Hi. I'm trying use natural language generation (NLG) software, and found lots of long dead projects, two large lisp-based packages (FUF/SURGE, KMPL) that are not updated in years and not user friendly at all and a simple java package (SimpleNLG) that is indeed simple but not very sophisticated. Is this representative of the NLP/NLG software?


Controlled languages are interesting for natural language generation purposes - for example, GF (http://www.grammaticalframework.org/) may be useful for building sentences (in multiple languages, if needed) from an abstract data structure.


GF seems very interesting, thank you.


- Do you think you would have the opportunity to avail yourself of the fruits of "academia" if the current approach was fundamentally broken?

- What would happen if viability of academic research was tied to one being a successful business person? (Asking in light of your comment elsewhere in this page re. "tenure system".)


Loved your post. Very articulate and nicely written.
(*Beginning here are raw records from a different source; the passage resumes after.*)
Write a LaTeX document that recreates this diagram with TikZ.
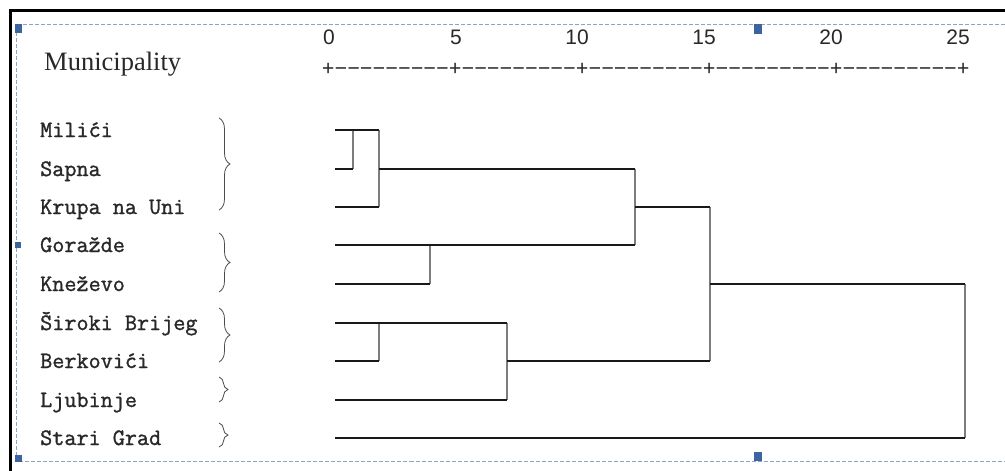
\documentclass[tikz,border=0pt]{standalone}
\usepackage{fontspec}
\setmainfont{Liberation Serif}
\newfontfamily\labelfont{Latin Modern Mono}[FakeBold=1.2]
\newfontfamily\rulerfont{Liberation Mono}
\newfontfamily\numfont{Liberation Sans}
\usetikzlibrary{decorations.pathreplacing}
\definecolor{framedash}{RGB}{140,165,195}
\definecolor{handle}{RGB}{60,100,160}
\definecolor{vline}{RGB}{125,125,125}
\definecolor{txt}{RGB}{40,40,40}
\tikzset{
  lab/.style={inner sep=0pt, anchor=base west, font=\labelfont\fontsize{23.5}{23.5}\selectfont, text=txt},
  num/.style={inner sep=0pt, anchor=base east, font=\numfont\fontsize{21}{21}\selectfont, text=txt},
  hl/.style={draw=black!90, line width=1.3pt},
  vl/.style={draw=vline, line width=1.1pt},
  bracestyle/.style={draw=black!70, line width=0.8pt, decorate, decoration={brace, amplitude=11pt}},
  handlebox/.style={fill=handle, draw=none}
}
\begin{document}
\begin{tikzpicture}[x=1pt,y=-1pt]
\useasboundingbox (0,0) rectangle (1005,471);
\fill[white] (0,0) rectangle (1005,471);
% outer black frame
\draw[line width=2.6pt] (10.5,471) -- (10.5,10.5) -- (1005,10.5);
% dashed selection frame
\draw[framedash, line width=1pt, dash pattern=on 4pt off 2pt] (1005,24.5) -- (16.5,24.5) -- (16.5,461) -- (1005,461);
% handles
\fill[handlebox] (15,24) rectangle (22,33);
\fill[handlebox] (15,455) rectangle (22,462);
\fill[handlebox] (15,242) rectangle (21,248);
\fill[handlebox] (754,24) rectangle (762,34);
\fill[handlebox] (754,452) rectangle (762,461);

% header
\node[inner sep=0pt, anchor=base west, font=\fontsize{26.5}{26.5}\selectfont, text=txt] (muni) at (44,70) {Municipality};
\node[num] (n0) at (335,45) {0};
\node[num] (n5) at (462,45) {5};
\node[num] (n10) at (589,45) {10};
\node[num] (n15) at (716,45) {15};
\node[num] (n20) at (843,45) {20};
\node[num] (n25) at (970,45) {25};
\node[inner sep=0pt, anchor=base west, font=\rulerfont\fontsize{21.17}{21.17}\selectfont, text=txt] (ruler) at (321.65,75) {+−−−−−−−−−+−−−−−−−−−+−−−−−−−−−+−−−−−−−−−+−−−−−−−−−+};

% labels
\node[lab] (milici) at (40,137) {Milići};
\node[lab] (sapna) at (40,176) {Sapna};
\node[lab] (krupa) at (40,214) {Krupa na Uni};
\node[lab] (gorazde) at (40,252) {Goražde};
\node[lab] (knezevo) at (40,291) {Kneževo};
\node[lab] (siroki) at (40,330) {Široki Brijeg};
\node[lab] (berkovici) at (40,368) {Berkovići};
\node[lab] (ljubinje) at (40,407) {Ljubinje};
\node[lab] (stari) at (40,445) {Stari Grad};

% braces
\draw[bracestyle] (219,118) -- (219,210);
\draw[bracestyle] (219,233) -- (219,292);
\draw[bracestyle] (219,308) -- (219,362);
\draw[bracestyle, decoration={brace, amplitude=9pt}] (219,377) -- (219,402);
\draw[bracestyle, decoration={brace, amplitude=9pt}] (219,423) -- (219,447);

% leaf ends
\coordinate (l1) at (335,130);
\coordinate (l2) at (335,169);
\coordinate (l3) at (335,207);
\coordinate (l4) at (335,245);
\coordinate (l5) at (335,284);
\coordinate (l6) at (335,323);
\coordinate (l7) at (335,361);
\coordinate (l8) at (335,400);
\coordinate (l9) at (335,438);
% merge corners
\coordinate (a1t) at (353,130); \coordinate (a1b) at (353,169);
\coordinate (a2t) at (379,130); \coordinate (a2m) at (379,169); \coordinate (a2b) at (379,207);
\coordinate (a3t) at (430,245); \coordinate (a3b) at (430,284);
\coordinate (a4t) at (635,169); \coordinate (a4m) at (635,207); \coordinate (a4b) at (635,245);
\coordinate (a5t) at (379,323); \coordinate (a5b) at (379,361);
\coordinate (a6t) at (507,323); \coordinate (a6m) at (507,361); \coordinate (a6b) at (507,400);
\coordinate (a7t) at (710,207); \coordinate (a7m) at (710,284); \coordinate (a7b) at (710,361);
\coordinate (a8t) at (965,284); \coordinate (a8b) at (965,438);

% vertical joins
\draw[vl] (a1t) -- (a1b);
\draw[vl] (a2t) -- (a2b);
\draw[vl] (a3t) -- (a3b);
\draw[vl] (a4t) -- (a4b);
\draw[vl] (a5t) -- (a5b);
\draw[vl] (a6t) -- (a6b);
\draw[vl] (a7t) -- (a7b);
\draw[vl] (a8t) -- (a8b);

% horizontals
\draw[hl] (l1) -- (a2t);
\draw[hl] (l2) -- (a1b);
\draw[hl] (l3) -- (a2b);
\draw[hl] (a2m) -- (a4t);
\draw[hl] (l4) -- (a4b);
\draw[hl] (l5) -- (a3b);
\draw[hl] (a4m) -- (a7t);
\draw[hl] (l6) -- (a6t);
\draw[hl] (l7) -- (a5b);
\draw[hl] (l8) -- (a6b);
\draw[hl] (a6m) -- (a7b);
\draw[hl] (a7m) -- (a8t);
\draw[hl] (l9) -- (a8b);
\end{tikzpicture}
\end{document}
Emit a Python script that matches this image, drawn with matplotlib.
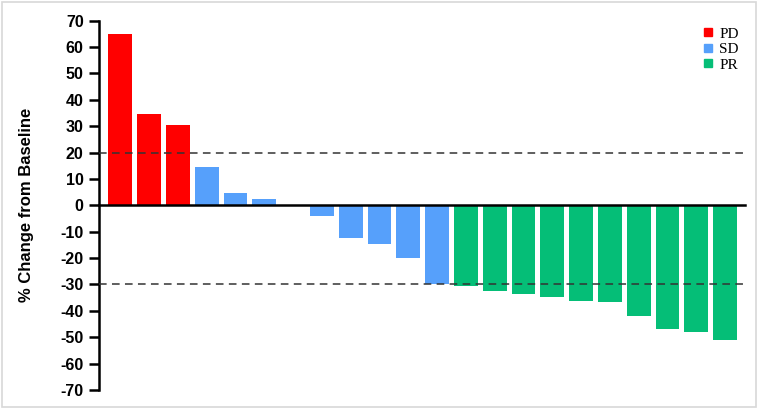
import matplotlib
matplotlib.use("Agg")
import matplotlib.pyplot as plt
from matplotlib.patches import Rectangle
from matplotlib.lines import Line2D

# ---- data ----
groups = ["PD", "SD", "PR"]
pd_values = [65, 34.5, 30.5]
sd_values = [14.5, 4.5, 2.5, 0, -4.2, -12.2, -14.7, -20.1, -30]
pr_values = [-30.6, -32.4, -33.5, -34.8, -36.2, -36.7, -41.9, -46.7, -48.2, -51.2]
yticks = list(range(-70, 71, 10))
thresholds = [20, -30]
ylabel = "% Change from Baseline"

colors = {"PD": "#ff0000", "SD": "#56a0fb", "PR": "#05be77"}

fig = plt.figure(figsize=(7.61, 4.12), dpi=100)
W, H = 761, 412
ax = fig.add_axes([99 / W, 1 - 390 / H, (745 - 99) / W, (390 - 20.7) / H])

# figure border
fig.patches.append(Rectangle((2 / W, 5 / H), 754 / W, 405 / H, transform=fig.transFigure,
                             fill=False, edgecolor="#d8d8d8", linewidth=1.2))

values = pd_values + sd_values + pr_values
cats = ["PD"] * len(pd_values) + ["SD"] * len(sd_values) + ["PR"] * len(pr_values)
x = list(range(len(values)))
ax.bar(x, values, width=0.83, color=[colors[c] for c in cats], zorder=2)

for t in thresholds:
    ax.axhline(t, color="#333333", linewidth=1.1, dashes=(5, 3.5), zorder=3)

ax.set_xlim(-0.74, len(values) - 1 + 0.69)
ax.set_ylim(-70, 70)
ax.set_yticks(yticks)
ax.set_yticklabels([str(v) for v in yticks], fontfamily="Liberation Sans",
                   fontweight="bold", fontsize=11.5)
ax.tick_params(axis="y", length=7, width=1.8, pad=4)
ax.set_xticks([])

ax.spines["top"].set_visible(False)
ax.spines["right"].set_visible(False)
ax.spines["bottom"].set_position(("data", 0))
ax.spines["bottom"].set_linewidth(1.8)
ax.spines["left"].set_linewidth(1.8)
ax.spines["bottom"].set_zorder(4)

ax.set_ylabel(ylabel, fontfamily="Liberation Sans", fontweight="bold", fontsize=12)
ax.yaxis.set_label_coords(-0.1, 0.5)

handles = [Line2D([], [], marker="s", linestyle="none", markersize=5.8,
                  markerfacecolor=colors[g], markeredgecolor=colors[g]) for g in groups]
leg = ax.legend(handles, groups, loc="upper right", bbox_to_anchor=(1.007, 1.012),
                frameon=False, prop={"family": "Liberation Serif", "size": 11},
                handlelength=0.6, handletextpad=0.45, labelspacing=0.12,
                borderaxespad=0.3)

fig.savefig("out.png", dpi=100)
I've been amidst the academia -> industrial fun transition myself this past year, absolutely best decision i've made in the past half decade.

One point you only lightly touched on, but which I think is worth restating is this: in academia theres this frustrating sense of "if you're not narrow, you can't be deep", whereas I see a lot of the more sophisticated bits of industry really valuing folks who strive for broad depth.

Would you agree with that assessment?

(admission: i'm presently having a go at building some tech products/tools that tie into a whole range of my researchy interests)


Really interesting article, especially since I'm an assistant prof idly considering the same sort of move. How much of a "business model" did you have before commitment -- did you have enough connections that you were confident you'd get funding once you had the idea mapped out in detail? Was UMass still a viable safety net, or were you fully committed?


Random, but I love that the name is a play on the amazing movie "A Funny Thing Happened On the Way to the Forum" +1


It is a play on the name of the play.